Print nothing but the lines from the start of the listing below through the line that contains "text=white, fbig] (sect)". Do not include the pictures.

↓

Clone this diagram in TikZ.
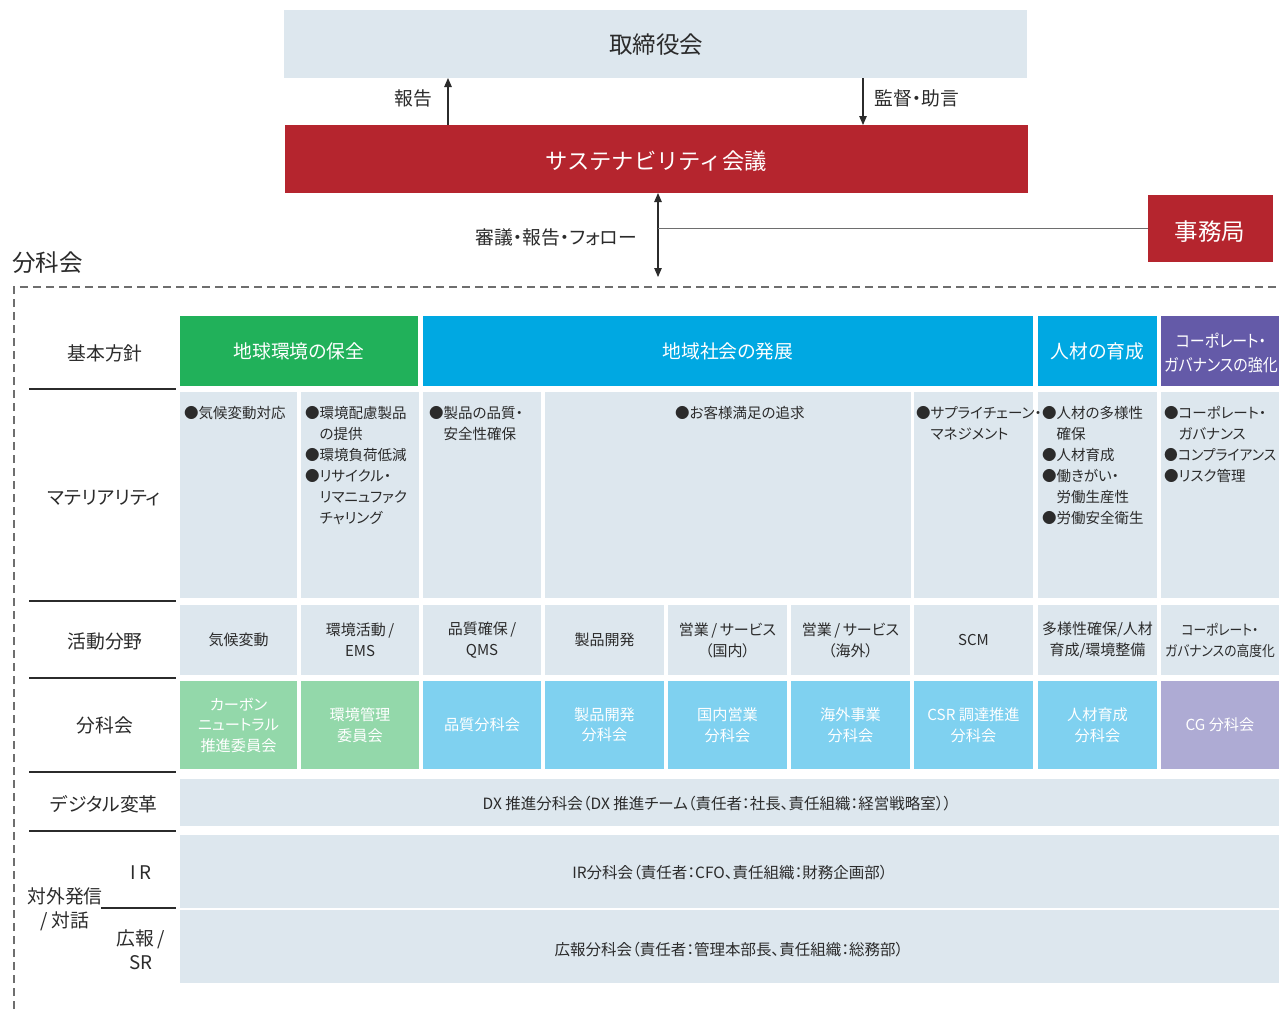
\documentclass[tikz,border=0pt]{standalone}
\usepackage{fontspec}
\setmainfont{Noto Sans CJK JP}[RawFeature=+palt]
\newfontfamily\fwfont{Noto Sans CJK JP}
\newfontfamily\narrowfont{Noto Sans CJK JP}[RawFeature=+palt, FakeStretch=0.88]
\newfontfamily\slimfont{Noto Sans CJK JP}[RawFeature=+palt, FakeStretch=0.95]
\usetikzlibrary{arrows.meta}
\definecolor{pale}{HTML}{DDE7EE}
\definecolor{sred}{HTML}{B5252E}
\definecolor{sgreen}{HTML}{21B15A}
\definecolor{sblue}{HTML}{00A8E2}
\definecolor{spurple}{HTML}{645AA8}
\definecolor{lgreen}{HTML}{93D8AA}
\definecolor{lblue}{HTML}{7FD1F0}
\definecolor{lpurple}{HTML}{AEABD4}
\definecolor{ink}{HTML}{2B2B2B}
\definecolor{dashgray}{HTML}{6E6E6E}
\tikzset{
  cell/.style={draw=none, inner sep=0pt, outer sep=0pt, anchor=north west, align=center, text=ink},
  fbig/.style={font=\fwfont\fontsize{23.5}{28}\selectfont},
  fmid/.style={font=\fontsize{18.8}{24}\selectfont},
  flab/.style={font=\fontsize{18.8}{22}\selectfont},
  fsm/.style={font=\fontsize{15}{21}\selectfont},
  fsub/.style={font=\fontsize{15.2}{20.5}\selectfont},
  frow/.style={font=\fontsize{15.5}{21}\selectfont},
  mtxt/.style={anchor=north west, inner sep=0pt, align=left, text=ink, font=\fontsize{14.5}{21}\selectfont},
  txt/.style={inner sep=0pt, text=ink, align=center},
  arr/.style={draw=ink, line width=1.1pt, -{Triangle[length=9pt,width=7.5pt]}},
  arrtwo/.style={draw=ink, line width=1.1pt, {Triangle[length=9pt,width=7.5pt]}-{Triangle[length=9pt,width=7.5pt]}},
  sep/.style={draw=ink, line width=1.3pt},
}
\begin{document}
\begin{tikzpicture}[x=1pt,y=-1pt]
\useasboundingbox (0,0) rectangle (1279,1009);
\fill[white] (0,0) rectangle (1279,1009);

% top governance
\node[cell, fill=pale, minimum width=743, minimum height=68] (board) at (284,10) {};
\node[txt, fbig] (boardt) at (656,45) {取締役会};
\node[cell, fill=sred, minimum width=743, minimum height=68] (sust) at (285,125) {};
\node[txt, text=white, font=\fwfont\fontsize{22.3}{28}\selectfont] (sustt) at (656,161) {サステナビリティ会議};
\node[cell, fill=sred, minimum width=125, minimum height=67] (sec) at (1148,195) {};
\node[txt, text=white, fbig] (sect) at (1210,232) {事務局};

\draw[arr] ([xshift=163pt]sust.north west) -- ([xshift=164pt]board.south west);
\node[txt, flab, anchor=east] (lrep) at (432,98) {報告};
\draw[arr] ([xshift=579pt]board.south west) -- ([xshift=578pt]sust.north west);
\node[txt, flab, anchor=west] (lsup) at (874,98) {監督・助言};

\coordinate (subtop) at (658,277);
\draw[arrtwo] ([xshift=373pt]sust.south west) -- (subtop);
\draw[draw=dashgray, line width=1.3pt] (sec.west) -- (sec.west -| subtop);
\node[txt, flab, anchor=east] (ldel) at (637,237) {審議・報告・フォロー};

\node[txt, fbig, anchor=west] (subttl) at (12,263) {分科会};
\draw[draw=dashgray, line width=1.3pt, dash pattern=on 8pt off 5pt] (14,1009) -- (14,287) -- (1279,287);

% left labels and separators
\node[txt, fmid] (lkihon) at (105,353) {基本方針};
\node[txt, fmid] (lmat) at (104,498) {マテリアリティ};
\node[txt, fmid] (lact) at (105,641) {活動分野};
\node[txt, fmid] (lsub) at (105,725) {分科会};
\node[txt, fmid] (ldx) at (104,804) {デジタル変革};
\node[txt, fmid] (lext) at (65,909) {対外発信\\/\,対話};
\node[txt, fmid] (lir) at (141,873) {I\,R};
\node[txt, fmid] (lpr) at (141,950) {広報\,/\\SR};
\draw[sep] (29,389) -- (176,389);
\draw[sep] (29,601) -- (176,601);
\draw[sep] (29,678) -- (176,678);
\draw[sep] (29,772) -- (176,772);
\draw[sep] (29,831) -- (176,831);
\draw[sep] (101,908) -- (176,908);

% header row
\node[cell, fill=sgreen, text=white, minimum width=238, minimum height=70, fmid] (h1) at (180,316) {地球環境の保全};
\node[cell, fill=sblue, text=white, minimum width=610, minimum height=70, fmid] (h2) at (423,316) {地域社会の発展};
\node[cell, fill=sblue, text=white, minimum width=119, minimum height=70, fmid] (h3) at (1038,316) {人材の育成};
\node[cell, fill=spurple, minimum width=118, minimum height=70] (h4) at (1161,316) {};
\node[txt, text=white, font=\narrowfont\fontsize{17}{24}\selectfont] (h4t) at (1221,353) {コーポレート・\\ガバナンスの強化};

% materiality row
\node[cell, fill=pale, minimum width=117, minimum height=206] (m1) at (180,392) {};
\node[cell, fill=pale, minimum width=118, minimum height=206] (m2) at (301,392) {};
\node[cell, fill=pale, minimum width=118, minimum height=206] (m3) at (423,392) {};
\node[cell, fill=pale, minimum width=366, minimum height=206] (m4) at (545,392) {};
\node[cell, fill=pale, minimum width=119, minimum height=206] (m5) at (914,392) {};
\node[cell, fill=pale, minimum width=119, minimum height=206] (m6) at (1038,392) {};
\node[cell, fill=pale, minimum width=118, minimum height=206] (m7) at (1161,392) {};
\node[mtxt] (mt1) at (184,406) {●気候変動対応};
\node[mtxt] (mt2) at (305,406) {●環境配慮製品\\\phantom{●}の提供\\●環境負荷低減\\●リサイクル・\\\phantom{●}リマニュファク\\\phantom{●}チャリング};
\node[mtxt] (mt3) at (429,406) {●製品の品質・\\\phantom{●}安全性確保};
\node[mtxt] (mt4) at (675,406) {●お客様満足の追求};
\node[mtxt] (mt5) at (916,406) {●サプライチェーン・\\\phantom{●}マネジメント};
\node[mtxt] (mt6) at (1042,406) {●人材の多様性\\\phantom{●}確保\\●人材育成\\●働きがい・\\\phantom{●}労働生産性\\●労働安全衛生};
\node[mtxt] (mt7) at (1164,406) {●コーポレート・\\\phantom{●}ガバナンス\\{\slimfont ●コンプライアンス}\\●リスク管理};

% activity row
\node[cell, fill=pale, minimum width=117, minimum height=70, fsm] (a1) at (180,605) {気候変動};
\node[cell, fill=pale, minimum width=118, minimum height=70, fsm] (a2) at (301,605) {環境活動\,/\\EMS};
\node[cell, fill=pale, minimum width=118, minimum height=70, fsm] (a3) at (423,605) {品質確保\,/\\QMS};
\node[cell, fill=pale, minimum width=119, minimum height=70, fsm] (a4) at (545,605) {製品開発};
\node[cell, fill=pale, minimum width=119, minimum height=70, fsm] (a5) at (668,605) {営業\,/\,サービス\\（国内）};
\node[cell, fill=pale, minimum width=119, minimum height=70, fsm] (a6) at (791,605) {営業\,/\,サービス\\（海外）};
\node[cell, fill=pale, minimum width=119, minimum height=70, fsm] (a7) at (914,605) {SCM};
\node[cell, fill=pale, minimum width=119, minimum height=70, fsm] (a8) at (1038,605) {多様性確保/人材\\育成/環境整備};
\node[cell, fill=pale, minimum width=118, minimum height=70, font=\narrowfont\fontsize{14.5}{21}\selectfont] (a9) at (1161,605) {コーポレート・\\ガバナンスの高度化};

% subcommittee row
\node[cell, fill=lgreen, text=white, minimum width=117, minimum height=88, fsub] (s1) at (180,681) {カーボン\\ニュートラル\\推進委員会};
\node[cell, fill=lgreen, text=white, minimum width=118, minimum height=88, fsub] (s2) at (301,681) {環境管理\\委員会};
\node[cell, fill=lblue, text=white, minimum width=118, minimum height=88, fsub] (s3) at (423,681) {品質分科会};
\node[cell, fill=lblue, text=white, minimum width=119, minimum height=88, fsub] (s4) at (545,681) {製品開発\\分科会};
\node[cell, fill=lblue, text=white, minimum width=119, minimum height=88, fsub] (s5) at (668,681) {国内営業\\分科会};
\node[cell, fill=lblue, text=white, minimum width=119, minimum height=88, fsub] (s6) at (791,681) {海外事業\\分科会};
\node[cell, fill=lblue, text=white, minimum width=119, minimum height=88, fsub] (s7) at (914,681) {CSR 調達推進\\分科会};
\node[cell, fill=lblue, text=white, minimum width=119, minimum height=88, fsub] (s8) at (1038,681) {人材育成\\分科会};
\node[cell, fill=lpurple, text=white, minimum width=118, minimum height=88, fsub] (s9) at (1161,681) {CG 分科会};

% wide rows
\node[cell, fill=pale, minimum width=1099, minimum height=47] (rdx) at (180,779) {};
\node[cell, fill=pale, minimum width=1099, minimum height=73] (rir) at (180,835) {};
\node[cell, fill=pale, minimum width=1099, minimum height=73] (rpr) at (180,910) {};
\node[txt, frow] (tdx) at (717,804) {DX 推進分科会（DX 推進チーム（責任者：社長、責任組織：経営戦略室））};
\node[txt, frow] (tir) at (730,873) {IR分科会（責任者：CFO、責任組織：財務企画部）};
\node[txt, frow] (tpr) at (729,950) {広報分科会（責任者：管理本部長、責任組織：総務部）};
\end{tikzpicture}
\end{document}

↑

— Answer to this problem —
Clone this diagram in TikZ.
\documentclass[tikz,border=0pt]{standalone}
\usepackage{fontspec}
\setmainfont{Noto Sans CJK JP}[RawFeature=+palt]
\newfontfamily\fwfont{Noto Sans CJK JP}
\newfontfamily\narrowfont{Noto Sans CJK JP}[RawFeature=+palt, FakeStretch=0.88]
\newfontfamily\slimfont{Noto Sans CJK JP}[RawFeature=+palt, FakeStretch=0.95]
\usetikzlibrary{arrows.meta}
\definecolor{pale}{HTML}{DDE7EE}
\definecolor{sred}{HTML}{B5252E}
\definecolor{sgreen}{HTML}{21B15A}
\definecolor{sblue}{HTML}{00A8E2}
\definecolor{spurple}{HTML}{645AA8}
\definecolor{lgreen}{HTML}{93D8AA}
\definecolor{lblue}{HTML}{7FD1F0}
\definecolor{lpurple}{HTML}{AEABD4}
\definecolor{ink}{HTML}{2B2B2B}
\definecolor{dashgray}{HTML}{6E6E6E}
\tikzset{
  cell/.style={draw=none, inner sep=0pt, outer sep=0pt, anchor=north west, align=center, text=ink},
  fbig/.style={font=\fwfont\fontsize{23.5}{28}\selectfont},
  fmid/.style={font=\fontsize{18.8}{24}\selectfont},
  flab/.style={font=\fontsize{18.8}{22}\selectfont},
  fsm/.style={font=\fontsize{15}{21}\selectfont},
  fsub/.style={font=\fontsize{15.2}{20.5}\selectfont},
  frow/.style={font=\fontsize{15.5}{21}\selectfont},
  mtxt/.style={anchor=north west, inner sep=0pt, align=left, text=ink, font=\fontsize{14.5}{21}\selectfont},
  txt/.style={inner sep=0pt, text=ink, align=center},
  arr/.style={draw=ink, line width=1.1pt, -{Triangle[length=9pt,width=7.5pt]}},
  arrtwo/.style={draw=ink, line width=1.1pt, {Triangle[length=9pt,width=7.5pt]}-{Triangle[length=9pt,width=7.5pt]}},
  sep/.style={draw=ink, line width=1.3pt},
}
\begin{document}
\begin{tikzpicture}[x=1pt,y=-1pt]
\useasboundingbox (0,0) rectangle (1279,1009);
\fill[white] (0,0) rectangle (1279,1009);

% top governance
\node[cell, fill=pale, minimum width=743, minimum height=68] (board) at (284,10) {};
\node[txt, fbig] (boardt) at (656,45) {取締役会};
\node[cell, fill=sred, minimum width=743, minimum height=68] (sust) at (285,125) {};
\node[txt, text=white, font=\fwfont\fontsize{22.3}{28}\selectfont] (sustt) at (656,161) {サステナビリティ会議};
\node[cell, fill=sred, minimum width=125, minimum height=67] (sec) at (1148,195) {};
\node[txt, text=white, fbig] (sect) at (1210,232) {事務局};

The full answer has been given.